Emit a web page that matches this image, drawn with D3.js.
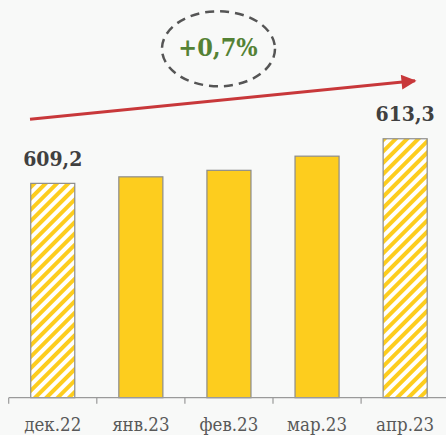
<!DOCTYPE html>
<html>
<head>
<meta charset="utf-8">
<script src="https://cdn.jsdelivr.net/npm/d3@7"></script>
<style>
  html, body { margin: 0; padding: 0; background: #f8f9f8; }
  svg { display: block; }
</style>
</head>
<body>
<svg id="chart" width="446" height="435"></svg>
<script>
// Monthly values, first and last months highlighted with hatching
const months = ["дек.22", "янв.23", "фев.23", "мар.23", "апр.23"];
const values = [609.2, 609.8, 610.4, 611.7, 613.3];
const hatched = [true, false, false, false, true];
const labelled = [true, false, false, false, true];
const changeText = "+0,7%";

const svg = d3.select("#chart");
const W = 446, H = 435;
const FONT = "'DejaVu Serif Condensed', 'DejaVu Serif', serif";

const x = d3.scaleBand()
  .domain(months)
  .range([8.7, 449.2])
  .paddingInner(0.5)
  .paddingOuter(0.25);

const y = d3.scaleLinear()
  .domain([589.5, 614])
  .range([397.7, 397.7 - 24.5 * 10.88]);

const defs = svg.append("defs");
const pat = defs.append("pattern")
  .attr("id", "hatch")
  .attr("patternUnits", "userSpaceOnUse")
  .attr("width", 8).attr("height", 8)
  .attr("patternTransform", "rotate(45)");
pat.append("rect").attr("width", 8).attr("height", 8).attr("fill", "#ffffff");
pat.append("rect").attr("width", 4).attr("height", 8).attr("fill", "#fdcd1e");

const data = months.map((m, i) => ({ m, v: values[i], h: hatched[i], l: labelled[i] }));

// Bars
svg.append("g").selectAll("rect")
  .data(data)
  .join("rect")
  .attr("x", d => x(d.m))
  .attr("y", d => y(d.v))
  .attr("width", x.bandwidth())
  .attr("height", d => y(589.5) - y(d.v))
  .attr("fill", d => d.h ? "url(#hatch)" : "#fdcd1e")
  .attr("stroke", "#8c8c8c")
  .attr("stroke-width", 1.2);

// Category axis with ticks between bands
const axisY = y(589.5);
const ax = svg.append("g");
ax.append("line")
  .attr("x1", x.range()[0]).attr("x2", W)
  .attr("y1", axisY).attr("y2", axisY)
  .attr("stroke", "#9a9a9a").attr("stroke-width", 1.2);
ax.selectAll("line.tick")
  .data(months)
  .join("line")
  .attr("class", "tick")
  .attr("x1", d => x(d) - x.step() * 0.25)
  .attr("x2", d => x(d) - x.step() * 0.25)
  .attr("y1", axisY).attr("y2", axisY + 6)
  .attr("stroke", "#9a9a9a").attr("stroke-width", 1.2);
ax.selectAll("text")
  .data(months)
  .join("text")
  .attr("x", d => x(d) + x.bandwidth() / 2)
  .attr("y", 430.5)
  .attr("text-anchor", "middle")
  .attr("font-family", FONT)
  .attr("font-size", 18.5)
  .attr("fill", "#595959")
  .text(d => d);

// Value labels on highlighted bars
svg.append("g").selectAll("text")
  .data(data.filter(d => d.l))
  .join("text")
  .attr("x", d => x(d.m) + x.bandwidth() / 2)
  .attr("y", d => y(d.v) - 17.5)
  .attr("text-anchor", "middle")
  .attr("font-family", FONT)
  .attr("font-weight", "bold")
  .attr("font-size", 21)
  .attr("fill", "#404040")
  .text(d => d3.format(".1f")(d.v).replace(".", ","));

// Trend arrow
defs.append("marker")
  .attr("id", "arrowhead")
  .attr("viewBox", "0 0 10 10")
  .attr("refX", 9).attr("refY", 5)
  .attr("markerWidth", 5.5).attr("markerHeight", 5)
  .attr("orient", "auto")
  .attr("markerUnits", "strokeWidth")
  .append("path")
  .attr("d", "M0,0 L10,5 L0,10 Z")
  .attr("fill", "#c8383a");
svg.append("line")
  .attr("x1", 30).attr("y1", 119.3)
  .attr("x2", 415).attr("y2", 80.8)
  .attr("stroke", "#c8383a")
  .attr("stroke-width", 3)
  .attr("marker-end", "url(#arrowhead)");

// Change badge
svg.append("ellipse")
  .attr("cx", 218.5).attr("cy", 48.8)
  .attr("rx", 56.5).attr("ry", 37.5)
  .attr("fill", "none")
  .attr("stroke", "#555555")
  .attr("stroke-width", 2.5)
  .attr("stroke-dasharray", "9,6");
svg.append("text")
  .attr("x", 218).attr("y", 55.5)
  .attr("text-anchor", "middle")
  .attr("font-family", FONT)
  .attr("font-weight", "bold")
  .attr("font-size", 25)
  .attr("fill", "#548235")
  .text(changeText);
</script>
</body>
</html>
---+---
### Exercise directions:
Where a line in the material above holds "with", copy that line.

### Reply:
Emit a web page that matches this image, drawn with D3.js.
// Monthly values, first and last months highlighted with hatching
// Category axis with ticks between bands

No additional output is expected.